Along those same lines, we may no longer live in the days of colonialism proper, but in all frankness there remain parts of the continent which are more accommodating to foreigners than they are to the locals. Such preferential treatment to outsiders is primarily money based. But still, it can feel like a form of racism in some extreme cases.
All of that said, South Africa is on a whole ‘nother level when it comes to its history with racism. While most other African countries had already achieved independence by the mid-20th century, well, South Africa had also. In fact formal South African independence came in the early 1930s, decades before most other sub-Saharan nations had acquired their statutory freedom. But as for Apartheid, the most-overtly racist system of the entire 20th century, it lasted way into the 1990s. And even now, some decades later, of course remnants of it still exist.
And that’s the primary reason why South Africa tops the list as the one country I wouldn’t want to visit as a Blackman. I’m not expecting that if I were to go there, I would come across “Whites only” signs or anything like that but as a Blackman who grew up in the United States, I am relatively-sensitive to racism. So the last thing I would want for instance is some White South African to get snippy with me, as I may totally take it the wrong way.
I understand that a Black and White person can get into drama that has nothing to do with race but in the back of my mind, I would expect that there are many White residents there who feel they are superior due to their traditional standing in that part of the world.
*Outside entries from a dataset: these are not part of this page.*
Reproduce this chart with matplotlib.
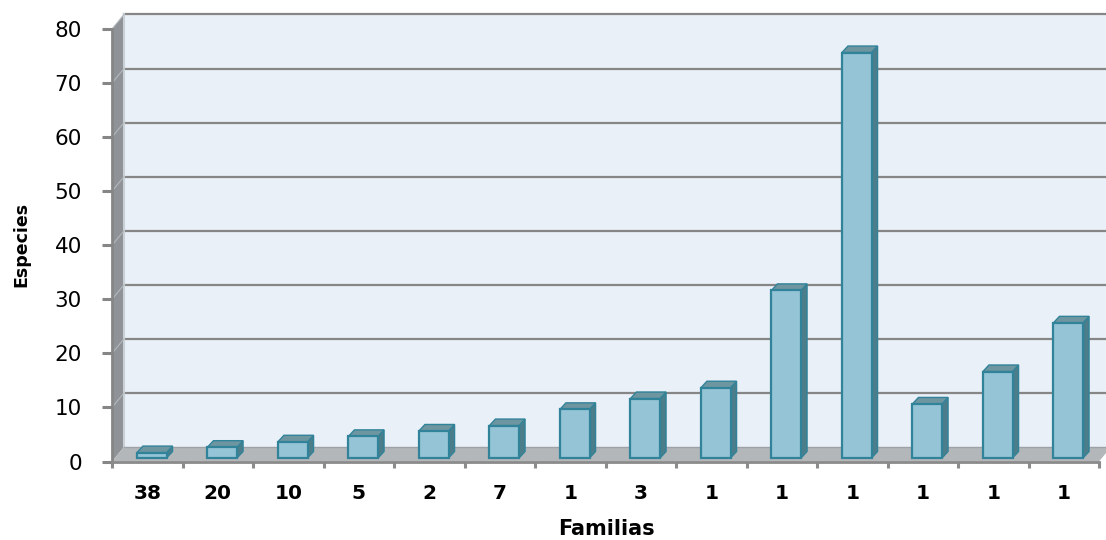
import matplotlib
matplotlib.use("Agg")
import matplotlib.pyplot as plt
from matplotlib.patches import Polygon

# Species count per group of families
familias = ["38", "20", "10", "5", "2", "7", "1", "3", "1", "1", "1", "1", "1", "1"]
especies = [1, 2, 3, 4, 5, 6, 9, 11, 13, 31, 75, 10, 16, 25]
y_ticks = [0, 10, 20, 30, 40, 50, 60, 70, 80]

# colours of the pseudo-3D column chart
WALL = "#E9F0F7"
GRID = "#868686"
SIDE_WALL = "#8F9397"
FLOOR = "#B4B7BA"
BAR_FRONT = "#94C4D6"
BAR_EDGE = "#31839A"
BAR_SIDE = "#4C7D8A"
BAR_TOP = "#6E96A1"

fig = plt.figure(figsize=(11.06, 5.40), dpi=100)
ax = fig.add_axes([112 / 1106, (540 - 461.5) / 540, 987 / 1106, 432.5 / 540])
n = len(especies)
ax.set_xlim(-0.5, n - 0.5)
ax.set_ylim(0, 80)
ax.patch.set_visible(False)


def px(dx, dy):
    # convert a pixel depth offset into data units
    sx = (n) / ax.bbox.width
    sy = 80 / ax.bbox.height
    return dx * sx, dy * sy


wdx, wdy = px(12, 14.5)
x0, x1 = -0.5, n - 0.5

# back wall
ax.add_patch(Polygon([(x0 + wdx, wdy), (x1 + 2 * wdx, wdy), (x1 + 2 * wdx, 80 + wdy),
                      (x0 + wdx, 80 + wdy)], closed=True, facecolor=WALL,
                     edgecolor="none", clip_on=False, zorder=0))
for v in y_ticks[1:]:
    ax.plot([x0 + wdx, x1 + 2 * wdx], [v + wdy, v + wdy], color=GRID, lw=1.6,
            clip_on=False, zorder=1)

# left side wall
ax.add_patch(Polygon([(x0, 0), (x0 + wdx, wdy), (x0 + wdx, 80 + wdy), (x0, 80)],
                     closed=True, facecolor=SIDE_WALL, edgecolor="none",
                     clip_on=False, zorder=1))
ax.plot([x0 + wdx, x0 + wdx], [wdy, 80 + wdy], color="#C9D0D6", lw=1.5,
        clip_on=False, zorder=1.5)
for v in y_ticks[1:]:
    ax.plot([x0, x0 + wdx], [v, v + wdy], color="#B3B8BC", lw=0.8,
            clip_on=False, zorder=1.5)

# floor
ax.add_patch(Polygon([(x0, 0), (x1, 0), (x1 + wdx, wdy), (x0 + wdx, wdy)],
                     closed=True, facecolor=FLOOR, edgecolor="none",
                     clip_on=False, zorder=2))
ax.plot([x0 + wdx, x1 + wdx], [wdy, wdy], color="#9EA2A6", lw=1, clip_on=False, zorder=2)

# columns: front face, side face and top face
bw = 0.42
ox, oy = px(4.5, 3.5)
ddx, ddy = px(6, 6.5)
xs = [i + ox for i in range(n)]
ax.bar(xs, especies, width=bw, bottom=oy, color=BAR_FRONT, edgecolor=BAR_EDGE,
       linewidth=1.6, zorder=4, clip_on=False)
for x, v in zip(xs, especies):
    xl, xr = x - bw / 2, x + bw / 2
    top = oy + v
    ax.add_patch(Polygon([(xr, oy), (xr + ddx, oy + ddy), (xr + ddx, top + ddy), (xr, top)],
                         closed=True, facecolor=BAR_SIDE, edgecolor=BAR_EDGE,
                         linewidth=1.0, zorder=3, clip_on=False))
    ax.add_patch(Polygon([(xl, top), (xr, top), (xr + ddx, top + ddy), (xl + ddx, top + ddy)],
                         closed=True, facecolor=BAR_TOP, edgecolor=BAR_EDGE,
                         linewidth=1.0, zorder=3, clip_on=False))

# axes
for side in ["top", "right"]:
    ax.spines[side].set_visible(False)
ax.spines["left"].set_color(GRID)
ax.spines["left"].set_linewidth(2)
ax.spines["bottom"].set_color("#8A8A8A")
ax.spines["bottom"].set_linewidth(2)
ax.spines["left"].set_zorder(5)
ax.spines["bottom"].set_zorder(5)

ax.set_yticks(y_ticks)
ax.tick_params(axis="y", length=7.2, width=2.2, color=GRID, pad=14.5, labelsize=15.5)
ax.set_xticks(range(n))
ax.set_xticklabels(familias, fontsize=14.5, fontweight="bold")
ax.set_xticks([i - 0.5 for i in range(n + 1)], minor=True)
ax.tick_params(axis="x", which="major", length=0, pad=16.5)
ax.tick_params(axis="x", which="minor", length=4.5, width=2.2, color="#8C8C8C")

fig.text(606 / 1106, 1 - 529 / 540, "Familias", ha="center", va="center",
         fontsize=15, fontweight="bold")
fig.text(21 / 1106, 1 - 244 / 540, "Especies", ha="center", va="center",
         rotation=90, fontsize=12.5, fontweight="bold")

fig.savefig("out.png", dpi=100)
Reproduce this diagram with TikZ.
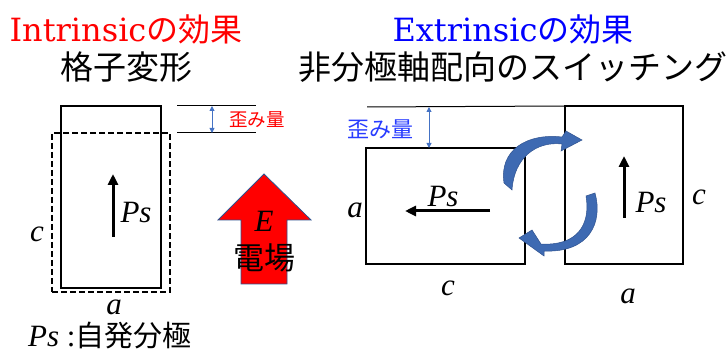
\documentclass[tikz,border=0pt]{standalone}
\usepackage{fontspec}
\setmainfont{Liberation Serif}
\newfontfamily\labelfont{Liberation Serif}[ItalicFont={Liberation Serif Italic}]
\newfontfamily\cjkfont{Noto Sans CJK JP}
\newfontfamily\headfont{DejaVu Serif}
\usetikzlibrary{arrows.meta}
\definecolor{dimblue}{RGB}{68,114,196}
\definecolor{curveblue}{RGB}{62,106,178}
\definecolor{curveedge}{RGB}{47,82,143}
\definecolor{strainblue}{RGB}{40,60,255}
\begin{document}
\begin{tikzpicture}[x=1pt,y=-1pt,
  box/.style={draw, line width=1.8pt, inner sep=0pt, outer sep=0pt},
  dashbox/.style={box, line width=2.2pt, dash pattern=on 6pt off 3pt},
  psarrow/.style={line width=3pt, -{Triangle[length=11pt,width=10pt]}},
  dimarrow/.style={dimblue, line width=0.9pt, {Triangle[length=5pt,width=5pt]}-{Triangle[length=5pt,width=5pt]}},
  refline/.style={line width=1pt},
  ital/.style={font=\fontsize{31}{36}\selectfont\labelfont\itshape, inner sep=0pt, anchor=base},
  jp/.style={font=\fontsize{33}{38}\selectfont\cjkfont, inner sep=0pt, anchor=base},
  head/.style={font=\fontsize{32}{38}\selectfont\headfont, inner sep=0pt, anchor=base},
  curved/.style={fill=curveblue, draw=curveedge, line width=0.5pt},
]
\useasboundingbox (0,0) rectangle (728,355);

% titles
\node[head, text=red] (t1) at (126,42) {Intrinsic{\cjkfont の効果}};
\node[jp] (t1b) at (126,80) {格子変形};
\node[head, text=blue] (t2) at (513,42) {Extrinsic{\cjkfont の効果}};
\node[jp] (t2b) at (513,80) {非分極軸配向のスイッチング};

% left: lattice deformation
\node[dashbox, minimum width=118pt, minimum height=159pt] (cellD) at (111,212.5) {};
\node[box, minimum width=100pt, minimum height=182pt] (cellS) at (111,197) {};
\coordinate (psLs) at (113,237);
\coordinate (psLe) at (113,174);
\draw[psarrow] (psLs) -- (psLe);
\node[ital] (psL) at (136,223) {Ps};
\node[ital] (cL) at (37,242) {c};
\node[ital] (aL) at (114,315) {a};
\node[anchor=base west, inner sep=0pt] (legend) at (28,346)
  {\fontsize{31}{38}\selectfont\labelfont\itshape Ps\upshape{} :\cjkfont\fontsize{29}{38}\selectfont 自発分極};

% strain marker (left)
\coordinate (r1a) at (177,106); \coordinate (r1b) at (256,106);
\coordinate (r2a) at (177,133); \coordinate (r2b) at (256,133);
\draw[refline] (r1a) -- (r1b);
\draw[refline] (r2a) -- (r2b);
\coordinate (d1a) at (212,106); \coordinate (d1b) at (212,133);
\draw[dimarrow] (d1a) -- (d1b);
\node[anchor=west, inner sep=0pt, text=red, font=\cjkfont\fontsize{18.5}{20}\selectfont] (s1) at (229,120) {歪み量};

% electric field arrow
\draw[fill=red, draw=curveedge, line width=0.8pt]
  (264,174) -- (311,220) -- (287,220) -- (287,284) -- (241,284) -- (241,220) -- (218,220) -- cycle;
\node[ital] (E) at (264,232) {E};
\node[jp, font=\fontsize{31}{36}\selectfont\cjkfont] (field) at (264,270) {電場};

% right: switching
\node[box, minimum width=159pt, minimum height=116pt] (cellH) at (445.5,206) {};
\node[box, minimum width=118pt, minimum height=158pt] (cellV) at (624,185) {};
\coordinate (r3a) at (367,107);
\draw[refline] (r3a) -- (cellV.north west);
\coordinate (d2a) at (429,107); \coordinate (d2b) at (429,148);
\draw[dimarrow] (d2a) -- (d2b);
\node[inner sep=0pt, text=strainblue, font=\cjkfont\fontsize{22}{24}\selectfont] (s2) at (380,129) {歪み量};

\coordinate (psHs) at (490,211);
\coordinate (psHe) at (405,211);
\draw[psarrow] (psHs) -- (psHe);
\node[ital] (psH) at (443,207) {Ps};
\node[ital] (aH) at (355,218) {a};
\node[ital] (cH) at (448,295) {c};

\coordinate (psVs) at (624,218);
\coordinate (psVe) at (624,156);
\draw[psarrow] (psVs) -- (psVe);
\node[ital] (psV) at (651,213) {Ps};
\node[ital] (cV) at (699,205) {c};
\node[ital] (aV) at (628,303) {a};

% curved rotation arrows
\draw[curved] (504,183) .. controls (499,150) and (527,133) .. (562,137)
  -- (566,131) -- (582,140) -- (561,151) -- (562,144)
  .. controls (536,141) and (514,158) .. (512,190) -- cycle;
\draw[curved] (586,196) -- (595,193) .. controls (603,222) and (590,253) .. (544,251)
  -- (544,256) -- (519,238) -- (532,230) -- (541,244)
  .. controls (576,246) and (591,226) .. (586,196) -- cycle;
\end{tikzpicture}
\end{document}
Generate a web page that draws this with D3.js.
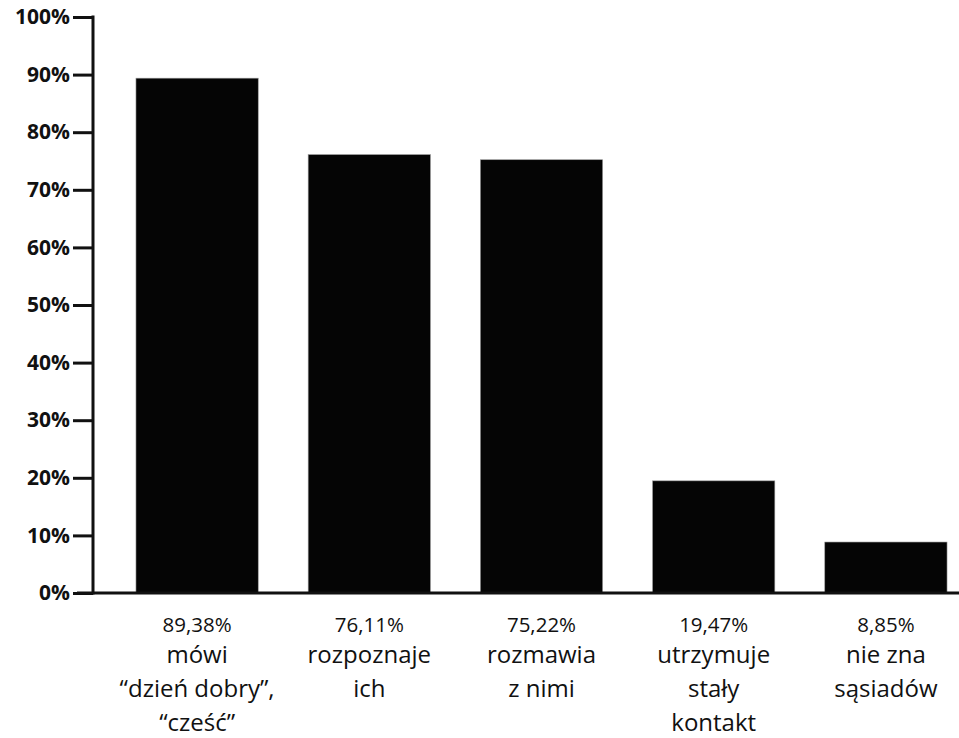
<!DOCTYPE html>
<html>
<head>
<meta charset="utf-8">
<script src="https://cdn.jsdelivr.net/npm/d3@7"></script>
<style>
  body { margin: 0; background: #fff; }
</style>
</head>
<body>
<div id="chart"></div>
<script>
// data
const categories = ["mowi", "rozpoznaje", "rozmawia", "utrzymuje", "nie zna"];
const values = [89.38, 76.11, 75.22, 19.47, 8.85];
const valueLabels = ["89,38%", "76,11%", "75,22%", "19,47%", "8,85%"];
const categoryLines = [
    ["mówi", "\u201Cdzień dobry\u201D,", "\u201Ccześć\u201D"],
    ["rozpoznaje", "ich"],
    ["rozmawia", "z nimi"],
    ["utrzymuje", "stały", "kontakt"],
    ["nie zna", "sąsiadów"]
];
const yTicks = [0, 10, 20, 30, 40, 50, 60, 70, 80, 90, 100];

function drawChart() {
    const width = 959, height = 738;

    let svg = d3.select("#chart")
        .append("svg")
        .attr("width", width)
        .attr("height", height);

    let x = d3.scaleBand()
        .domain(categories)
        .range([111, 972])
        .paddingInner(0.29)
        .paddingOuter(0.145);

    let y = d3.scaleLinear()
        .domain([0, 100])
        .range([593, 17]);

    // bars
    svg.append("g")
        .selectAll("rect")
        .data(values)
        .enter()
        .append("rect")
        .attr("x", (d, i) => x(categories[i]))
        .attr("width", x.bandwidth())
        .attr("y", d => y(d))
        .attr("height", d => y(0) - y(d))
        .attr("fill", "#050505")
        .attr("stroke", "#999")
        .attr("stroke-width", 0.6);

    // y axis
    let yAxis = svg.append("g")
        .attr("transform", "translate(93,0)")
        .call(d3.axisLeft(y).tickValues(yTicks).tickSize(20).tickPadding(3).tickFormat(d => d + "%"));
    yAxis.select(".domain").remove();
    yAxis.selectAll(".tick line").attr("stroke", "#111").attr("stroke-width", 3);
    yAxis.selectAll(".tick text")
        .attr("font-family", "'Open Sans', sans-serif")
        .attr("font-weight", "bold")
        .attr("font-size", 21)
        .attr("fill", "#111");
    svg.append("line")
        .attr("x1", 93).attr("x2", 93)
        .attr("y1", y(100) - 1.5).attr("y2", y(0) + 1.5)
        .attr("stroke", "#111").attr("stroke-width", 3);

    // x axis baseline
    svg.append("line")
        .attr("x1", 77).attr("x2", width)
        .attr("y1", y(0)).attr("y2", y(0))
        .attr("stroke", "#111").attr("stroke-width", 3);

    // labels under the bars
    let labels = svg.append("g")
        .selectAll("text")
        .data(categories)
        .enter()
        .append("text")
        .attr("text-anchor", "middle")
        .attr("font-family", "'Open Sans', sans-serif")
        .attr("fill", "#111");

    labels.each(function (d, i) {
        let cx = x(d) + x.bandwidth() / 2;
        let t = d3.select(this);
        t.append("tspan")
            .attr("x", cx)
            .attr("y", 632)
            .attr("font-size", 20.5)
            .text(valueLabels[i]);
        categoryLines[i].forEach(function (line, j) {
            t.append("tspan")
                .attr("x", cx)
                .attr("y", 662.5 + j * 34)
                .attr("font-size", 24)
                .text(line);
        });
    });
}
drawChart();
</script>
</body>
</html>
And given the whole historical context behind Apartheid, I wouldn’t want to be at an African locality where a White person thinks that he or she has the right to disrespect me.
If something like that were to happen in Europe, that’s one thing, because that’s their homeland. Africa however is where Blacks are supposed to be able to roam without facing that BS. And it would also break my heart to see the natives in South Africa still suffering en masse as compared to their former oppressors, who remain by and large beneficiaries of injustices past.
That said, I’m well aware of the fact that many African-Americans and Africans alike prefer to visit the Rainbow Nation. From what I can gather, the reason many African-Americans feel more comfortable going there as opposed to other parts of Africa is because their system is the most reminiscent of that of the West. In other words, spending time in South Africa, in theory, should be most akin to what a Westerner is already used to, since it’s the part of the continent with the largest population of Whites and also a country that for a long time was directly administered by them.
A Nation Battling High Rates of Crime
But racism aside, another solid reason I wouldn’t want to go to South Africa is because of the nation’s ridiculously-high crime rate. As one well-known example, take the murder of Lucky Dube.
Dube, a South African native, remains the most-renowned and successful reggae artist to ever actually come out of the Motherland. Accordingly his music was very conscious and, though critical, peaceful. So how did Lucky Dube unexpectedly die at the age of 43? He was in a suburb of Johannesburg, taking his children to see a relative, when he was gunned down by a couple of carjackers.
As the story goes, the carjackers did not recognize the music star, rather mistaking him for a Nigerian, as if that’s a viable excuse to murder someone. But this is just a celebrity example of how bad crime can be in South Africa, yet another nation known to have serious issues with Black-on-Black violence. Indeed, an unenviable number of South African cities are currently near the top of the list amongst those with the highest crime rates in the entire world.
And with that in mind, it’s also pretty common knowledge that the Rainbow Nation has one of the uppermost murder rates on the globe. Another thing that tends to break my heart as a Blackman is seeing our people, who already have so many things going against us, being physically abusive to one another.
I can’t say that I will never visit South Africa. Maybe, if I had a viable reason to do so, I would. I know a number of Black people who have visited the country, and I can’t readily recall any of them reporting having encountered instances of racism.
But if I were to, say, get on a flight to South Africa at this very moment, the entire time I would be thinking about touching down and having to deal with racism. It may even be something in terms of Blacks aggressing against Whites.
All things considered, it’s just not a situation I would want to place myself in, one where I know that a decent possibility exists for something to transpire which may not be out of the ordinary for the locals but could garner a high-emotional response from myself. But maybe one day, when the system becomes more equal and another generation or two removed from direct experiences with Apartheid, I can consider South Africa a potential destination.